Actually it is religion which got secularized! Here is a representative account from the cover story in the September 1994 issue of Karachi's well known magazine, Newsline :
"General Zia found a ready constituency among the mullahs who had comprised the bulk of the PNA movement against Bhutto. Steps like setting up zakat and salat Committees and State-sponsored conventions for ulema and mashaikh conferences suddenly brought the clergy close to the corridors of power. The same mullahs who once had to wait for weeks before they could get an audience with their local DC were being dined by the pious President and accompanying him on Haj and Umra. The traders and the business community which had mainly financed the PNA movement against Bhutto, also found powerful political allies in the clergy who had a ready-made, ideologically trained street force coming out of the madrasahs, which had started mushrooming all over the country to claim their share from the Government largesse that was available in the form of zakat fund. At the same time, the madrasahs, putting aside their sectarian differences, persuaded General Zia-ul-Haq to grant madrasah degrees a status equivalent to those issued by universities. A logical outcome was that many of the madrasah graduates were later appointed in colleges and even in the Ministry of Education. In some cases, those with a degree in Dars-i-Nizami even managed to get themselves appointed as English and science teachers.
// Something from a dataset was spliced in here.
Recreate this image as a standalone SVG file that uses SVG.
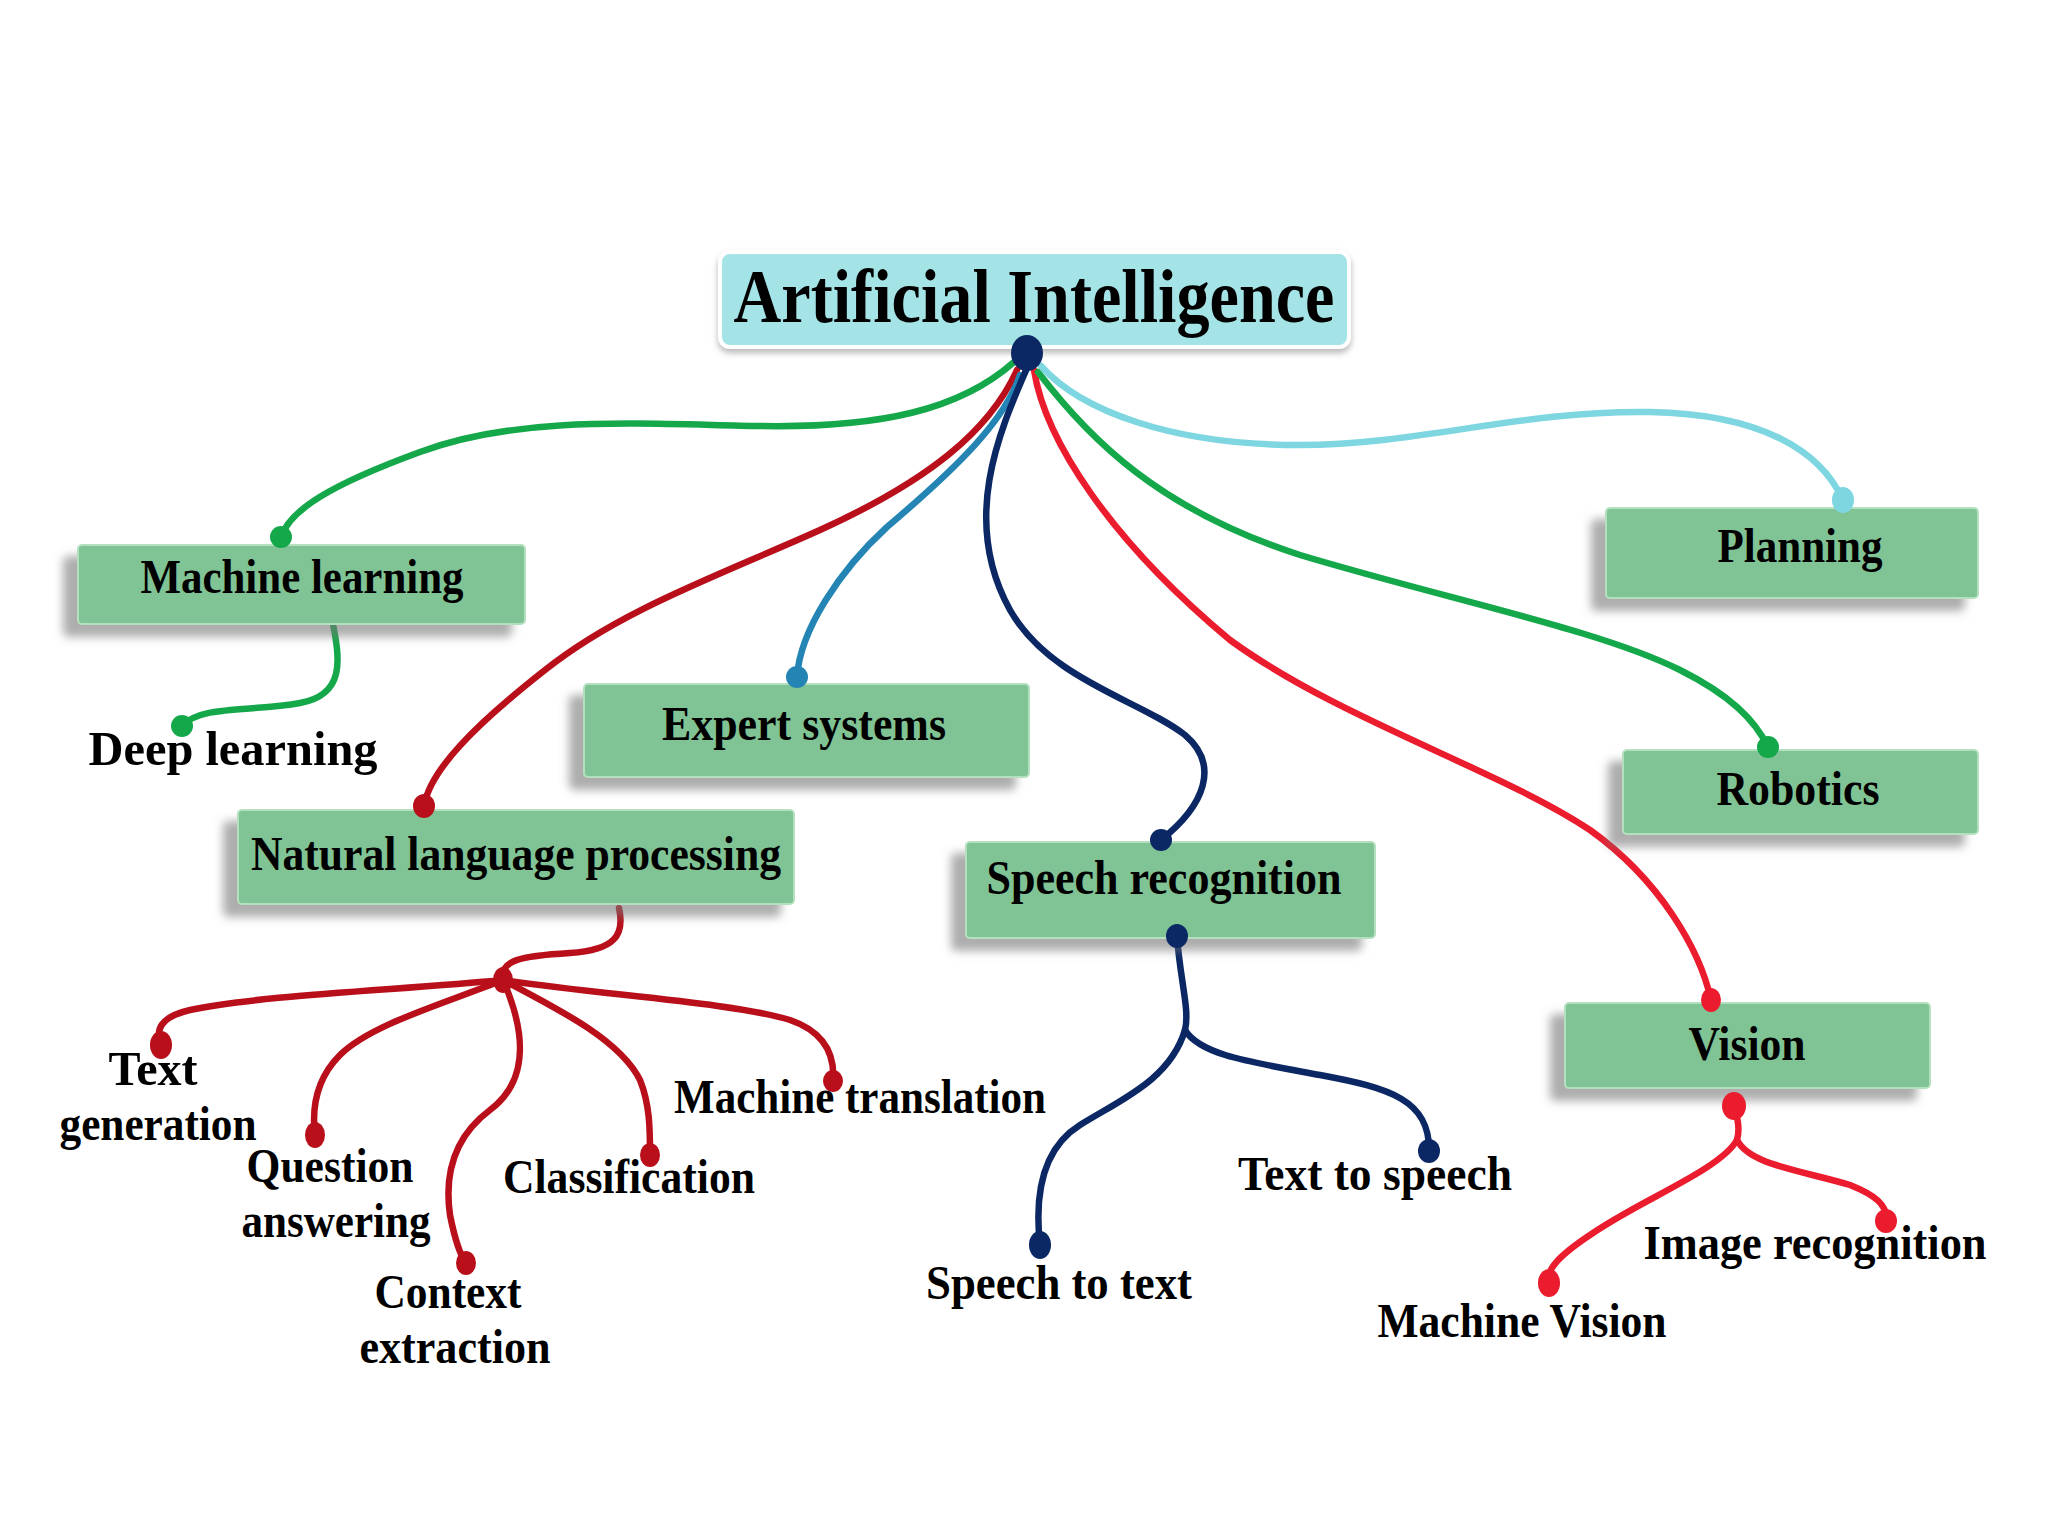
<svg xmlns="http://www.w3.org/2000/svg" width="2048" height="1536" viewBox="0 0 2048 1536">
<defs>
<filter id="sh" x="-10%" y="-20%" width="120%" height="150%">
<feDropShadow dx="-14" dy="12" stdDeviation="5" flood-color="#777" flood-opacity="0.6"/>
</filter>
<filter id="shr" x="-10%" y="-20%" width="120%" height="150%">
<feDropShadow dx="0" dy="4" stdDeviation="3" flood-color="#888" flood-opacity="0.6"/>
</filter>
</defs>
<style>
.box{fill:#80c394;stroke:#b5e0c0;stroke-width:2}
.t{font-family:"Liberation Serif","Times New Roman",serif;font-weight:bold;fill:#000;font-size:48px;text-anchor:middle}
.big{font-size:77px}
.c{fill:none;stroke-width:6.5;stroke-linecap:round}
.green{stroke:#14a84a}.dred{stroke:#b80f1a}.blue{stroke:#2485b5}.navy{stroke:#0b2865}.red{stroke:#ea1c2d}.cyan{stroke:#7dd6e0}
</style>
<rect width="2048" height="1536" fill="#fff"/>

<g id="connectors">
<path class="c green" d="M1014,362 C960,410 880,428 760,426 C640,424 520,415 420,452 C330,485 290,510 281,537"/>
<path class="c dred" d="M1017,370 C990,430 930,480 820,530 C720,575 620,610 545,670 C475,725 430,770 424,806"/>
<path class="c blue" d="M1020,375 C1005,420 960,465 887,527 C840,570 800,630 797,677"/>
<path class="c navy" d="M1027,368 C1000,430 960,520 1010,610 C1050,680 1140,700 1185,735 C1220,765 1205,805 1161,840"/>
<path class="c red" d="M1034,370 C1045,440 1110,540 1230,640 C1340,720 1500,770 1590,830 C1660,880 1700,950 1711,1000"/>
<path class="c green" d="M1038,372 C1090,440 1160,510 1300,555 C1450,600 1600,630 1680,670 C1730,695 1755,720 1768,747"/>
<path class="c cyan" d="M1041,366 C1080,410 1170,445 1300,445 C1420,445 1520,410 1650,412 C1760,414 1820,450 1843,500"/>
<path class="c green" d="M333,624 C340,660 345,695 300,703 C250,712 200,705 182,726"/>
<path class="c dred" d="M619,908 C625,935 615,950 570,953 C520,956 500,960 503,980"/>
<path class="c dred" d="M503,980 C400,990 260,995 190,1010 C160,1017 155,1030 161,1045"/>
<path class="c dred" d="M503,980 C440,1005 370,1025 340,1055 C315,1080 312,1110 315,1135"/>
<path class="c dred" d="M503,980 C525,1030 530,1080 490,1110 C450,1140 445,1180 450,1215 C455,1240 460,1255 466,1263"/>
<path class="c dred" d="M503,980 C560,1010 620,1040 640,1080 C650,1105 650,1130 650,1155"/>
<path class="c dred" d="M503,980 C600,995 730,1002 790,1020 C825,1032 835,1055 833,1081"/>
<path class="c navy" d="M1177,936 C1180,980 1190,1010 1185,1030 C1170,1080 1120,1100 1080,1125 C1040,1150 1035,1200 1040,1245"/>
<path class="c navy" d="M1185,1030 C1200,1055 1250,1062 1320,1075 C1390,1088 1430,1100 1429,1151"/>
<path class="c red" d="M1734,1104 C1738,1120 1740,1130 1737,1140 C1720,1170 1640,1200 1590,1235 C1560,1255 1545,1270 1549,1283"/>
<path class="c red" d="M1737,1140 C1750,1165 1800,1170 1850,1185 C1875,1195 1888,1205 1886,1221"/>
</g>

<g id="root">
<rect x="720" y="252" width="629" height="95" rx="10" fill="#a4e3e6" stroke="#fff" stroke-width="4" filter="url(#shr)"/>
<text class="t big" x="1034" y="322" textLength="601" lengthAdjust="spacingAndGlyphs">Artificial Intelligence</text>
<ellipse cx="1027" cy="353" rx="16" ry="18" fill="#0b2865"/>
</g>

<g id="machine-learning">
<rect class="box" x="78" y="545" width="447" height="79" rx="4" filter="url(#sh)"/>
<text class="t" x="302" y="593" textLength="323" lengthAdjust="spacingAndGlyphs">Machine learning</text>
<ellipse cx="281" cy="537" rx="11" ry="11" fill="#14a84a"/>
</g>

<g id="deep-learning">
<text class="t" x="233" y="765" textLength="289" lengthAdjust="spacingAndGlyphs">Deep learning</text>
<ellipse cx="182" cy="726" rx="11" ry="11" fill="#14a84a"/>
</g>

<g id="expert-systems">
<rect class="box" x="584" y="684" width="445" height="93" rx="4" filter="url(#sh)"/>
<text class="t" x="804" y="740" textLength="284" lengthAdjust="spacingAndGlyphs">Expert systems</text>
<ellipse cx="797" cy="677" rx="11" ry="11" fill="#2485b5"/>
</g>

<g id="nlp">
<rect class="box" x="238" y="810" width="556" height="94" rx="4" filter="url(#sh)"/>
<text class="t" x="516" y="870" textLength="530" lengthAdjust="spacingAndGlyphs">Natural language processing</text>
<ellipse cx="424" cy="806" rx="11" ry="12" fill="#b80f1a"/>
</g>

<g id="speech-recognition">
<rect class="box" x="966" y="842" width="409" height="96" rx="4" filter="url(#sh)"/>
<text class="t" x="1164" y="894" textLength="355" lengthAdjust="spacingAndGlyphs">Speech recognition</text>
<ellipse cx="1161" cy="840" rx="11" ry="11" fill="#0b2865"/>
<ellipse cx="1177" cy="936" rx="11" ry="12" fill="#0b2865"/>
</g>

<g id="planning">
<rect class="box" x="1606" y="508" width="372" height="90" rx="4" filter="url(#sh)"/>
<text class="t" x="1800" y="562" textLength="165" lengthAdjust="spacingAndGlyphs">Planning</text>
<ellipse cx="1843" cy="500" rx="11" ry="13" fill="#7dd6e0"/>
</g>

<g id="robotics">
<rect class="box" x="1623" y="750" width="355" height="84" rx="4" filter="url(#sh)"/>
<text class="t" x="1798" y="805" textLength="163" lengthAdjust="spacingAndGlyphs">Robotics</text>
<ellipse cx="1768" cy="747" rx="11" ry="11" fill="#14a84a"/>
</g>

<g id="vision">
<rect class="box" x="1565" y="1003" width="365" height="85" rx="4" filter="url(#sh)"/>
<text class="t" x="1747" y="1060" textLength="117" lengthAdjust="spacingAndGlyphs">Vision</text>
<ellipse cx="1711" cy="1000" rx="10" ry="12" fill="#ea1c2d"/>
<ellipse cx="1734" cy="1106" rx="12" ry="14" fill="#ea1c2d"/>
</g>

<g id="nlp-junction">
<ellipse cx="503" cy="980" rx="10" ry="13" fill="#b80f1a"/>
</g>

<g id="text-generation">
<text class="t" x="153" y="1085" textLength="89" lengthAdjust="spacingAndGlyphs">Text</text>
<text class="t" x="158" y="1140" textLength="197" lengthAdjust="spacingAndGlyphs">generation</text>
<ellipse cx="161" cy="1045" rx="11" ry="14" fill="#b80f1a"/>
</g>

<g id="question-answering">
<text class="t" x="330" y="1182" textLength="167" lengthAdjust="spacingAndGlyphs">Question</text>
<text class="t" x="336" y="1237" textLength="189" lengthAdjust="spacingAndGlyphs">answering</text>
<ellipse cx="315" cy="1135" rx="10" ry="13" fill="#b80f1a"/>
</g>

<g id="context-extraction">
<text class="t" x="448" y="1308" textLength="147" lengthAdjust="spacingAndGlyphs">Context</text>
<text class="t" x="455" y="1363" textLength="191" lengthAdjust="spacingAndGlyphs">extraction</text>
<ellipse cx="466" cy="1263" rx="10" ry="12" fill="#b80f1a"/>
</g>

<g id="classification">
<text class="t" x="629" y="1193" textLength="252" lengthAdjust="spacingAndGlyphs">Classification</text>
<ellipse cx="650" cy="1155" rx="10" ry="12" fill="#b80f1a"/>
</g>

<g id="machine-translation">
<text class="t" x="860" y="1113" textLength="372" lengthAdjust="spacingAndGlyphs">Machine translation</text>
<ellipse cx="833" cy="1081" rx="10" ry="11" fill="#b80f1a"/>
</g>

<g id="speech-to-text">
<text class="t" x="1059" y="1299" textLength="266" lengthAdjust="spacingAndGlyphs">Speech to text</text>
<ellipse cx="1040" cy="1245" rx="11" ry="14" fill="#0b2865"/>
</g>

<g id="text-to-speech">
<text class="t" x="1375" y="1190" textLength="274" lengthAdjust="spacingAndGlyphs">Text to speech</text>
<ellipse cx="1429" cy="1151" rx="11" ry="12" fill="#0b2865"/>
</g>

<g id="image-recognition">
<text class="t" x="1815" y="1259" textLength="343" lengthAdjust="spacingAndGlyphs">Image recognition</text>
<ellipse cx="1886" cy="1221" rx="11" ry="12" fill="#ea1c2d"/>
</g>

<g id="machine-vision">
<text class="t" x="1522" y="1337" textLength="289" lengthAdjust="spacingAndGlyphs">Machine Vision</text>
<ellipse cx="1549" cy="1283" rx="11" ry="14" fill="#ea1c2d"/>
</g>
</svg>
"These 175,000 deeni madrasahs also produce maulvis who have to find employment for themselves. For them one of the few sure-shot ways of earning a livelihood is a mosque. Many mosques have now become little enterprises, in some cases complete with adjoining shops which can be rented out. There are mosques where rich patrons and VIPs are provided separate air-conditioned rooms where they can pray in surroundings befitting their status. And there are other kinds of hierarchies operating in mosques as well...
"....a phenomenal proliferation of mosques. Okra city had one Sunni mosque in the early 50's. According to a survey carried out last month, there are now over 160 Sunni Barelvi mosques in the city, and that does not include the dozens of Deobandi, Ahl-e-Hadith mosques and imambargahs there. Most of these mosques have shops which have been rented out, turning the House of God into a lucrative economic unit. Over 60 per cent of the mosques are either outright encroachments on public property or built on disputed land. 'This is perhaps the most fool-proof method that the qabza groups have come up with,' says a Lahore resident. 'After a mosque's foundation has been laid, no matter what the legal status of the land, nobody can dare challenge it.'..."
Organizing professional qabza gangs -- gangs to capture land -- has been just one avenue. "Every private madrasah," reports the February 1995 issue of The Herald, "is a surprisingly large publishing house -- the Ziaul Quran chain has over 500 publications, the sale of which on paper accounts for most of its income.... The donations from their patrons are also, in most cases, exaggerated. The arithmetic is simple. An institution with 1,000 regular members ( who need not be fictitious ) can easily show each of its members as donating 500 Rupees per month. This accounts for an annual income of about six million Rupees... Similarly, a single 32 page publication is enough to account for an income of a million Rupees or more, since it is perfectly plausible that a well established madrasah should be able to sell one lakh copies at a profit of 10 Rupees per copy..."
The effect on religion can be easily imagined. The effect on society, as we shall see, has been twenty times worse.